Species-specific MHC analyses. (A, B): Immunohistochemical staining of human- (A) or rat-specific (B) MHC. (C, D): Quantifications for osteoblasts (C) and osteocytes per higher power field (D). Blue scale bar = 100 μm. ∗, p ≤ .05 compared with rat-specific control values; ∗∗, p ≤ .01 compared with rat-specific control values; ##, p ≤ .01 compared with human-specific control values. A significant dose-dependent effect was observed between hPSC-treated groups.

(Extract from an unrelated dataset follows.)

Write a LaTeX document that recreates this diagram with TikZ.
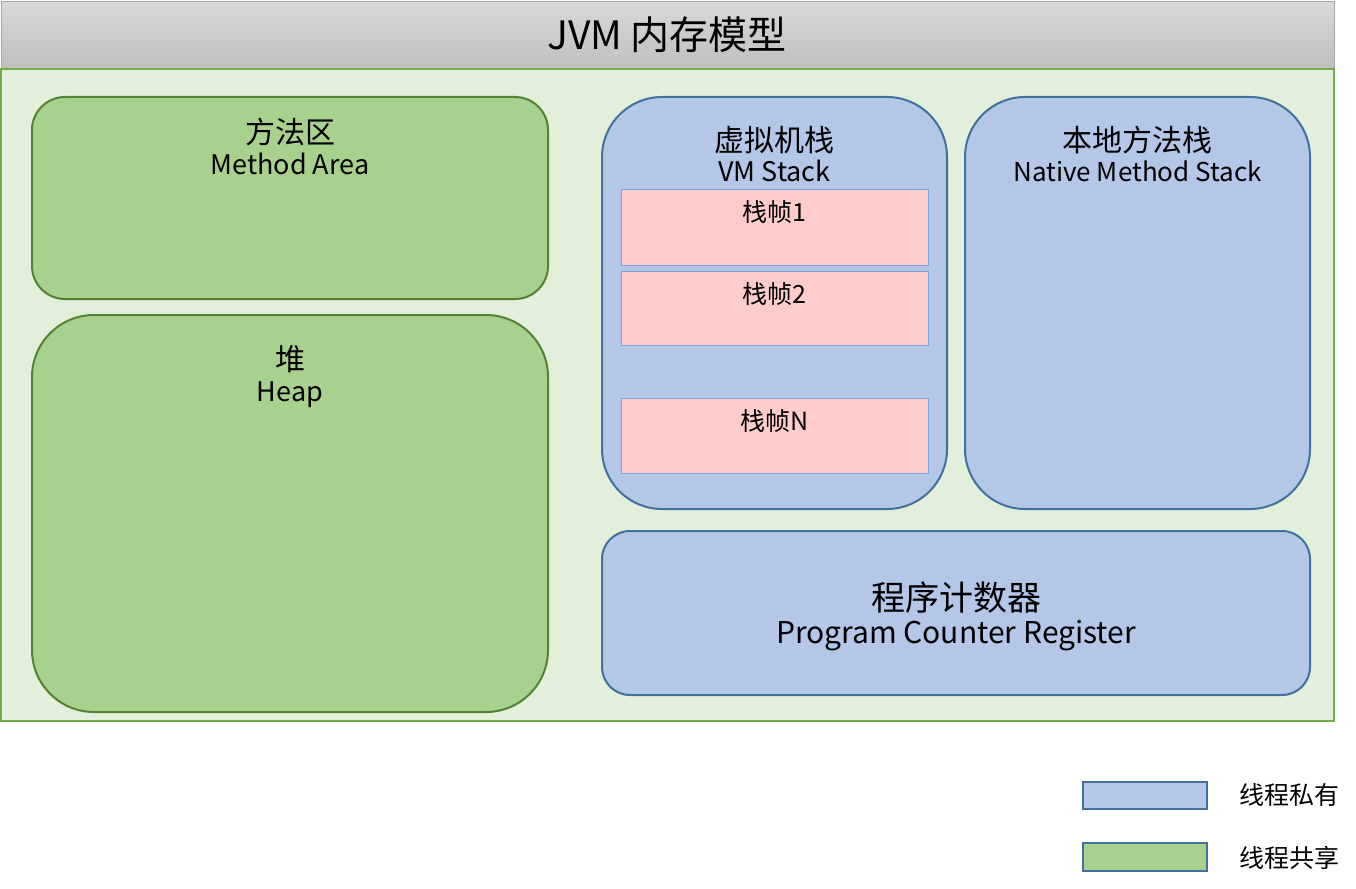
\documentclass[tikz,border=0pt]{standalone}
\usepackage{fontspec}
\setmainfont{Noto Sans CJK SC}
\usepackage{xcolor}
\definecolor{titletop}{HTML}{D8D8D8}
\definecolor{titlebot}{HTML}{BFBFBF}
\definecolor{titleedge}{HTML}{A6A6A6}
\definecolor{areafill}{HTML}{E2EFDA}
\definecolor{areaedge}{HTML}{70AD47}
\definecolor{sharefill}{HTML}{A9D18E}
\definecolor{shareedge}{HTML}{548235}
\definecolor{privfill}{HTML}{B4C7E7}
\definecolor{privedge}{HTML}{41719C}
\definecolor{framefill}{HTML}{FFCCCC}
\definecolor{frameedge}{HTML}{7BA3D6}

\begin{document}
\begin{tikzpicture}[x=1pt,y=-1pt,
  greenbox/.style={draw=shareedge, fill=sharefill, line width=2pt},
  bluebox/.style={draw=privedge, fill=privfill, line width=2pt},
  framebox/.style={draw=frameedge, fill=framefill, line width=1pt},
  keybox/.style={draw=privedge, line width=2.5pt},
  txt/.style={anchor=base, inner sep=0pt, font=\fontsize{#1}{#1}\selectfont},
  txt/.default=30]
\useasboundingbox (0,0) rectangle (1356,888);
% title bar and memory area
\shade[top color=titletop, bottom color=titlebot] (1,2) rectangle (1334,69);
\draw[titleedge, line width=1pt] (1,2) rectangle (1334,69);
\draw[draw=areaedge, fill=areafill, line width=1.2pt] (1,69) rectangle (1334,721);
\node[txt=39] (title) at (667,50) {JVM 内存模型};
% shared areas
\draw[greenbox, rounded corners=33pt] (32,97) rectangle (548,299);
\node[txt] (ma) at (290,143) {方法区};
\node[txt=27] (ma-en) at (290,174) {Method Area};
\draw[greenbox, rounded corners=62pt] (32,315) rectangle (548,712);
\node[txt] (heap) at (290,370) {堆};
\node[txt=27] (heap-en) at (290,401) {Heap};
% private areas
\draw[bluebox, rounded corners=60pt] (602,97) rectangle (947,509);
\node[txt] (vms) at (774.5,151) {虚拟机栈};
\node[txt=27] (vms-en) at (774.5,181) {VM Stack};
\draw[framebox] (621,189) rectangle (928,265);
\node[txt=25] (f1) at (774.5,221) {栈帧1};
\draw[framebox] (621,271) rectangle (928,345);
\node[txt=25] (f2) at (774.5,303) {栈帧2};
\draw[framebox] (621,398) rectangle (928,473);
\node[txt=25] (fn) at (774.5,430) {栈帧N};
\draw[bluebox, rounded corners=60pt] (965,97) rectangle (1310,509);
\node[txt] (nms) at (1137.5,151) {本地方法栈};
\node[txt=26] (nms-en) at (1137.5,181) {Native Method Stack};
\draw[bluebox, rounded corners=28pt] (602,531) rectangle (1310,695);
\node[txt=34] (pc) at (956,610) {程序计数器};
\node[txt=30] (pc-en) at (956,643) {Program Counter Register};
% legend
\draw[keybox, fill=privfill] (1083,782) rectangle (1207,809);
\node[txt=25, anchor=base west] (priv) at (1239,804) {线程私有};
\draw[keybox, fill=sharefill] (1083,843) rectangle (1207,871);
\node[txt=25, anchor=base west] (shared) at (1239,867) {线程共享};
\end{tikzpicture}
\end{document}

Abbreviations: hMHC, human-specific major histocompatibility complex; HPF, higher power field; hPSC, human perivascular stem cells; MHC, major histocompatibility complex; Ob, osteoblasts; Ot, osteocytes; rMHC, rat-specific major histocompatibility complex.

Figure 6.

Bone labeling analyses. (A): Representative fluorescent microscopy pictures of calcein/calcein-labeled mineralization fronts of each treatment group. (B): Quantification of relative fluorescence of calcein/calcein mineralization fronts. (C): Representative fluorescent microscopy pictures of calcein/demeclocycline-labeled mineralization fronts. Green, calcein; orange, demeclocycline. A significant dose-dependent effect was observed in calcein staining between hPSC-treated groups. Abbreviation: hPSC, human perivascular stem cell.